Brussels has already set out on the path of integrating with China’s EV industry, slowing but not stopping imports and encouraging Chinese manufacturers to invest in Europe. Many big middle-income economies such as Brazil and Turkey (see Charted Waters below) have done the same. Washington’s bullying has got Ottawa into line, yes. It’s not clear it has enough clout to expand the posse beyond that.
Charted waters
Trade links
Politico reports that several China EV makers have offered the EU guarantees of maximum import volumes or minimum prices to avoid anti-subsidy duties ahead of a decision in October.
A paper from the Peterson Institute shows how the EU is becoming more dependent on imports from China, unlike the US, but a study by economists at the US Federal Reserve argues that America is indirectly becoming more reliant on Chinese goods via other foreign suppliers.
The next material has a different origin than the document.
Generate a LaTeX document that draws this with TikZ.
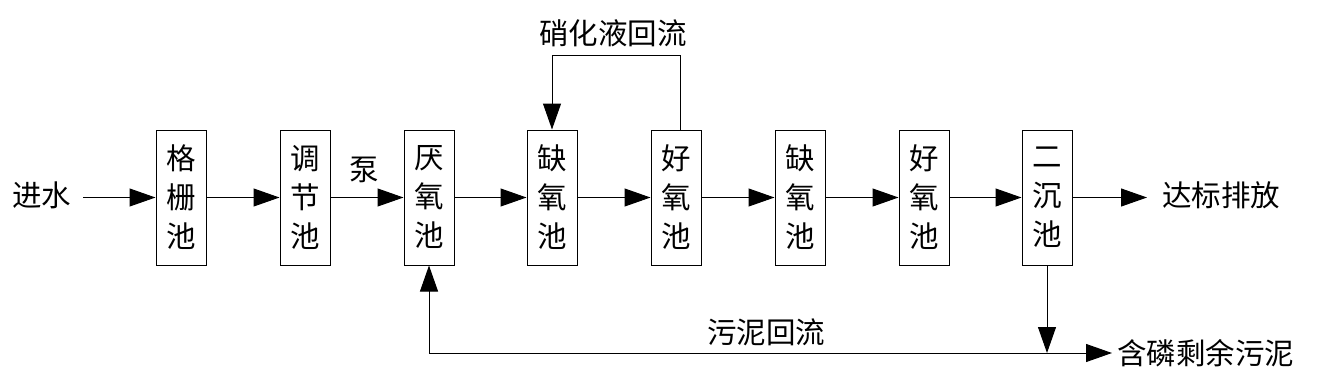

Writing in the FT, Adam Tooze says that rich countries’ generosity towards aid for Ukraine is not matched by its concern for much poorer countries in Africa.
Scott Lincicome from the Cato Institute suggests that deregulation rather than Kamala Harris’s anti-price gouging campaign will help control food prices.
A big Trade Secrets hand for Spain’s PM Pedro Sánchez, who had the guts to eschew the usual European hypocrisy and make a positive case for immigration in the face of the usual unpleasant rhetoric from his rightwing opposition.
European officials have warned Sir Keir Starmer that he needs to talk to the EU centrally to reset the UK-EU trade relationship, not just chat with Berlin. Meanwhile, the UK business and trade department continues to think signing an economically trivial trade deal with Israel would be a fine idea.